Rolf Italiaander wurde am 20. Februar 1913 in Leipzig geboren. Er gründete nach dem 2. Weltkrieg in Hamburg zusammen mit Hans-Henny Jahnn (Grab Hans Henny Jahnn in Hamburg-Nienstedten) und anderen die ‚Freie Akademie der Künste in Hamburg‘. Über 20 Jahre war er deren Generalsekretär.
Rolf Italiaander – Einsatz für die Rechte Homosexueller
1951 schrieb Italiaander, veranlasst durch die ‚Frankfurter Homosexuellen-Prozesse‘, das Stück „Das Recht auf sich selbst„. Es war das erste Nachkriegs-Theaterstück zum Thema Homosexualität. Am 2. April 1952 wurde es von Ida Ehre an den Hamburger Kammerspielen uraufgeführt.
Immer wieder lieferte er Texte für Homosexuellen-Magazine der Zeit. Insbesondere schrieb er für ‚Club 68‘, für den er 1969 [im Jahr des Stonewall-Aufstands!] den Text „Selbstverwirklichung und Integration der Homophilen“ verfasste (in Ausgabe 2/1969, S. 12).
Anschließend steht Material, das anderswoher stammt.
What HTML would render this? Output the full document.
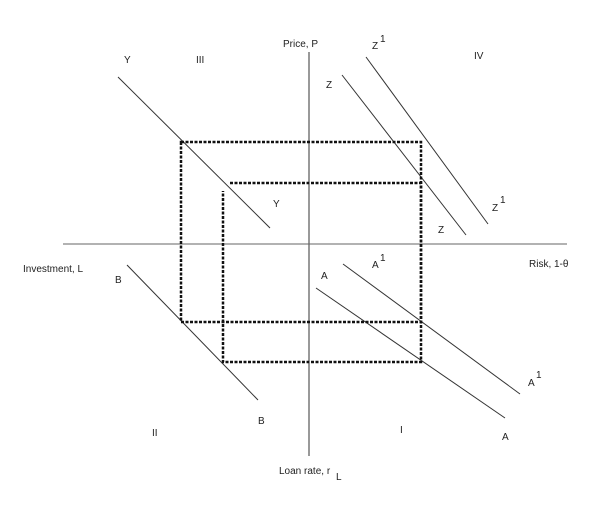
<!DOCTYPE html>
<html><head><style>body{margin:0;background:#fff}svg{display:block}text{font-family:"Liberation Sans",sans-serif;font-size:10px;fill:#222}</style></head><body>
<svg width="600" height="512" viewBox="0 0 600 512">
<g stroke="#333" stroke-width="1" fill="none">
<line x1="309" y1="52" x2="309" y2="456"/>
<line x1="63" y1="244" x2="567" y2="244" stroke="#666"/>
<line x1="118" y1="77" x2="270" y2="228"/>
<line x1="342" y1="75" x2="466" y2="235"/>
<line x1="366" y1="57" x2="488" y2="224"/>
<line x1="316" y1="288" x2="505" y2="418"/>
<line x1="343" y1="264" x2="520" y2="394"/>
<line x1="127" y1="265" x2="258" y2="400"/>
</g>
<g stroke="#111" stroke-width="2.5" stroke-dasharray="3,1.5" fill="none">
<rect x="181" y="142" width="240" height="180"/>
<polyline points="230,183 421,183 421,362 223,362 223,191"/>
</g>
<text x="283" y="47">Price, P</text>
<text x="372" y="49">Z</text><text x="380" y="42" font-size="8">1</text>
<text x="124" y="63">Y</text>
<text x="196" y="63">III</text>
<text x="474" y="59">IV</text>
<text x="326" y="88">Z</text>
<text x="273" y="207">Y</text>
<text x="492" y="211">Z</text><text x="500" y="203" font-size="8">1</text>
<text x="438" y="233">Z</text>
<text x="529" y="267">Risk, 1-θ</text>
<text x="23" y="272">Investment, L</text>
<text x="372" y="268">A</text><text x="380" y="261" font-size="8">1</text>
<text x="321" y="279">A</text>
<text x="115" y="283">B</text>
<text x="528" y="386">A</text><text x="536" y="378" font-size="8">1</text>
<text x="258" y="424">B</text>
<text x="152" y="436">II</text>
<text x="400" y="433">I</text>
<text x="502" y="440">A</text>
<text x="279" y="474">Loan rate, r</text><text x="336" y="480" font-size="11">L</text>
</svg>
</body></html>
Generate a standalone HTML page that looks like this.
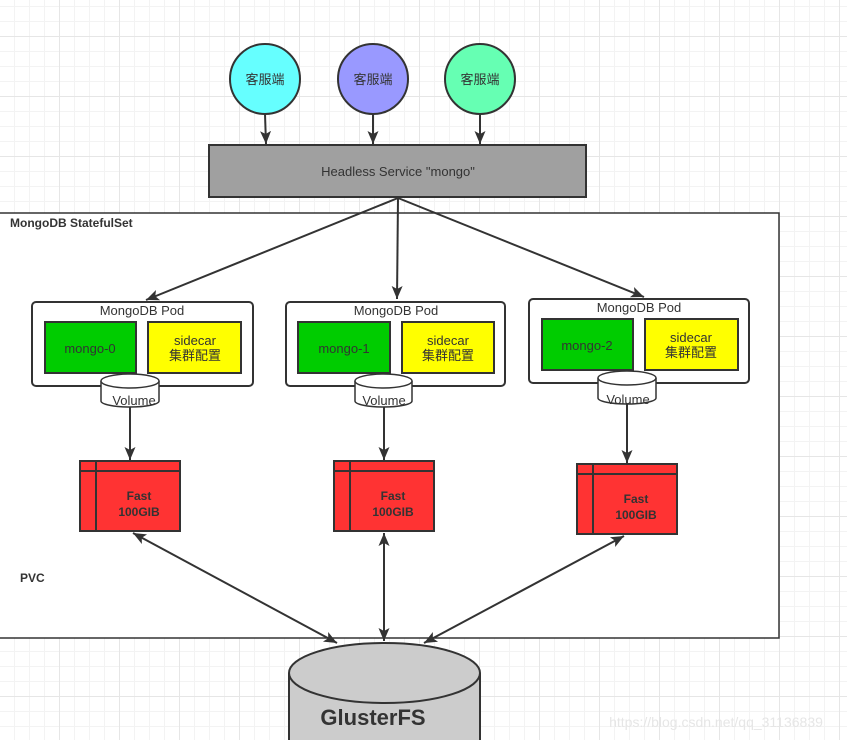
<!DOCTYPE html>
<html><head><meta charset="utf-8"><style>
html,body{margin:0;padding:0;background:#fff;width:847px;height:740px;overflow:hidden}
svg{display:block}
text{font-family:"Liberation Sans","Noto Sans CJK SC",sans-serif;fill:#333}
</style></head><body>
<svg width="847" height="740" viewBox="0 0 847 740" xmlns="http://www.w3.org/2000/svg">
<defs>
<pattern id="g" x="14" y="6" width="60" height="60" patternUnits="userSpaceOnUse">
<path d="M0.5 0V60M15.5 0V60M30.5 0V60M0 0.5H60M0 15.5H60M0 45.5H60" stroke="#f3f3f3" stroke-width="1"/>
<path d="M45.5 0V60M0 30.5H60" stroke="#e6e6e6" stroke-width="1"/>
</pattern>
<marker id="a" markerWidth="14" markerHeight="14" refX="13" refY="7" orient="auto" markerUnits="userSpaceOnUse"><path d="M0 1.5L13 7L0 12.5L3 7Z" fill="#333"/></marker>
<marker id="s" markerWidth="14" markerHeight="14" refX="1" refY="7" orient="auto" markerUnits="userSpaceOnUse"><path d="M14 1.5L1 7L14 12.5L11 7Z" fill="#333"/></marker>
</defs>
<rect width="847" height="740" fill="url(#g)"/>
<rect x="-1" y="213" width="780" height="425" fill="#fff" stroke="#333" stroke-width="1.5"/>
<text x="10" y="227" font-size="12" font-weight="bold">MongoDB StatefulSet</text>
<text x="20" y="582" font-size="12" font-weight="bold">PVC</text>
<g stroke="#333" stroke-width="2">
<circle cx="265" cy="79" r="35" fill="#66ffff"/>
<circle cx="373" cy="79" r="35" fill="#9999ff"/>
<circle cx="480" cy="79" r="35" fill="#66ffb3"/>
<rect x="209" y="145" width="377" height="52" fill="#a0a0a0"/>
</g>
<g font-size="13" text-anchor="middle">
<text x="265" y="84">客服端</text><text x="373" y="84">客服端</text><text x="480" y="84">客服端</text>
<text x="398" y="176">Headless Service "mongo"</text>
</g>
<g stroke="#333" stroke-width="2" fill="none" marker-end="url(#a)">
<line x1="265" y1="114" x2="266" y2="144"/>
<line x1="373" y1="114" x2="373" y2="144"/>
<line x1="480" y1="114" x2="480" y2="144"/>
<line x1="398" y1="198" x2="146" y2="300"/>
<line x1="398" y1="198" x2="397" y2="299"/>
<line x1="398" y1="198" x2="644" y2="297"/>
<line x1="130" y1="407" x2="130" y2="460"/>
<line x1="384" y1="407" x2="384" y2="460"/>
<line x1="627" y1="404" x2="627" y2="463"/>
<line x1="133" y1="533" x2="337" y2="643" marker-start="url(#s)"/>
<line x1="384" y1="533" x2="384" y2="641" marker-start="url(#s)"/>
<line x1="624" y1="536" x2="424" y2="643" marker-start="url(#s)"/>
</g>
<g stroke="#333" stroke-width="2">
<rect x="32" y="302" width="221" height="84" rx="4" fill="#fff"/>
<rect x="45" y="322" width="91" height="51" fill="#00cc00"/>
<rect x="148" y="322" width="93" height="51" fill="#ffff00"/>
<rect x="286" y="302" width="219" height="84" rx="4" fill="#fff"/>
<rect x="298" y="322" width="92" height="51" fill="#00cc00"/>
<rect x="402" y="322" width="92" height="51" fill="#ffff00"/>
<rect x="529" y="299" width="220" height="84" rx="4" fill="#fff"/>
<rect x="542" y="319" width="91" height="51" fill="#00cc00"/>
<rect x="645" y="319" width="93" height="51" fill="#ffff00"/>
</g>
<g stroke="#333" stroke-width="1.5" fill="#fff">
<path d="M101 381V401A29 6 0 0 0 159 401V381"/><ellipse cx="130" cy="381" rx="29" ry="7"/>
<path d="M355 381V401A28.5 6 0 0 0 412 401V381"/><ellipse cx="383.5" cy="381" rx="28.5" ry="7"/>
<path d="M598 378V398A29 6 0 0 0 656 398V378"/><ellipse cx="627" cy="378" rx="29" ry="7"/>
</g>
<g font-size="13" text-anchor="middle">
<text x="142" y="315">MongoDB Pod</text><text x="90" y="353">mongo-0</text><text x="195" y="345">sidecar</text><text x="195" y="360">集群配置</text><text x="134" y="405">Volume</text>
<text x="396" y="315">MongoDB Pod</text><text x="344" y="353">mongo-1</text><text x="448" y="345">sidecar</text><text x="448" y="360">集群配置</text><text x="384" y="405">Volume</text>
<text x="639" y="312">MongoDB Pod</text><text x="587" y="350">mongo-2</text><text x="691" y="342">sidecar</text><text x="691" y="357">集群配置</text><text x="628" y="404">Volume</text>
</g>
<g stroke="#333" stroke-width="2" fill="#ff3333">
<rect x="80" y="461" width="100" height="70"/><path d="M80 471H180M96 461V531" fill="none"/>
<rect x="334" y="461" width="100" height="70"/><path d="M334 471H434M350 461V531" fill="none"/>
<rect x="577" y="464" width="100" height="70"/><path d="M577 474H677M593 464V534" fill="none"/>
</g>
<g font-size="12" font-weight="bold" text-anchor="middle">
<text x="139" y="500">Fast</text><text x="139" y="516">100GIB</text>
<text x="393" y="500">Fast</text><text x="393" y="516">100GIB</text>
<text x="636" y="503">Fast</text><text x="636" y="519">100GIB</text>
</g>
<g stroke="#333" stroke-width="2" fill="#cccccc">
<path d="M289 673V750H480V673"/>
<ellipse cx="384.5" cy="673" rx="95.5" ry="30"/>
</g>
<text x="373" y="725" font-size="22" font-weight="bold" text-anchor="middle">GlusterFS</text>
<text x="716" y="727" font-size="14" text-anchor="middle" style="fill:#e6e6e6">https://blog.csdn.net/qq_31136839</text>
</svg>
</body></html>
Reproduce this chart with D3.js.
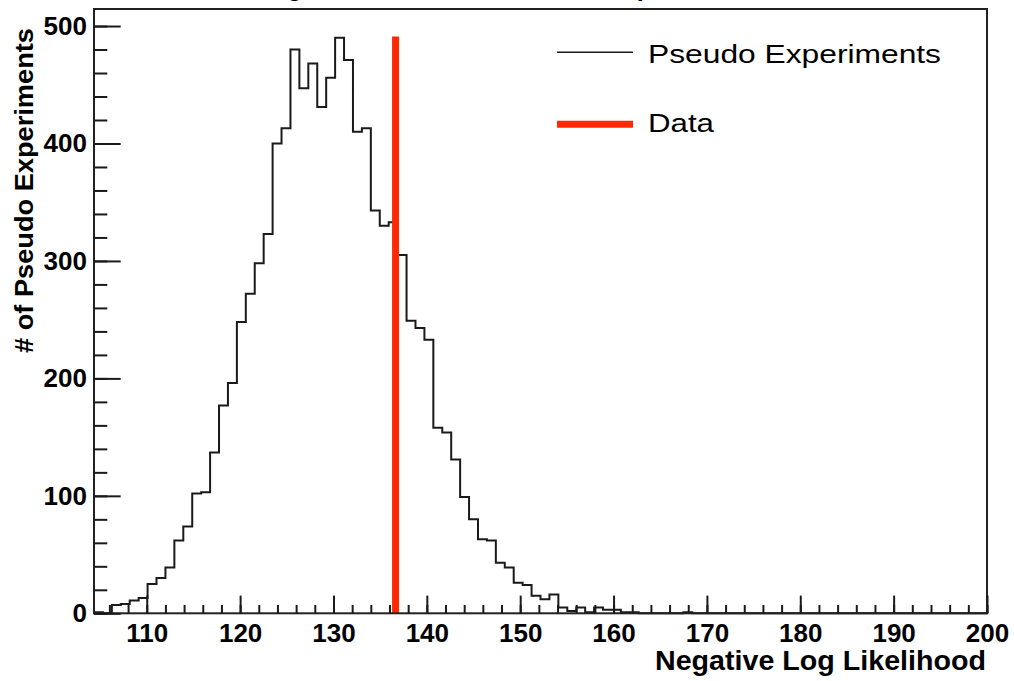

Zudem veröffentlichte er in ‚Der Kreis‘, für den er auch Photographien und Zeichnungen lieferte, u.a. einen langen Aufsatz über Jean Genet. Dieser Genet-Aufsatz war die Basis für Italiaanders Text „Jean-Paul Sartre über Jean Genet„. Dieser Text war der bei Rowohlt 1955 erschienenen und nur auf Bestellung erhältlichen ersten deutschen Ausgabe von Genets „Querelle“ (1982 von Rainer Werner Fassbinder verfilmt) beigefügt.
Ende der 1960er Jahre zählte Italiander zu den bedeutendsten Unterstützern einer Reform des §175. 1968 veröffentlichte er als Herausgeber im Hamburger ‚Gala Verlag‘ mit „Weder Krankheit noch Verbrechen – Plädoyer für eine Minderheit“ eine Sammlung von Aufsätzen, Essays und Texten Prominenter, die sich gegen den Paragraphen 175 aussprachen.
Rolf Italiaander starb am 3. September 1991 in Hamburg. Sein Grab befindet sich auf dem Friedhof Ohlsdorf (Hamburg).
In einem alten Bauernhaus, das Italiaander gemeinsam mit seinem Partner Hans Ludwig Spegg erworben hatte, gründete er 1970 das ‚Museum Rade im Naturpark Oberalster‘, das seine Kunstsammlung beherbergt. Das Museum zog 1987 um in eine Villa am Reinbeker Mühlenteich, ‚Museum Rade am Schloss Reinbek‘.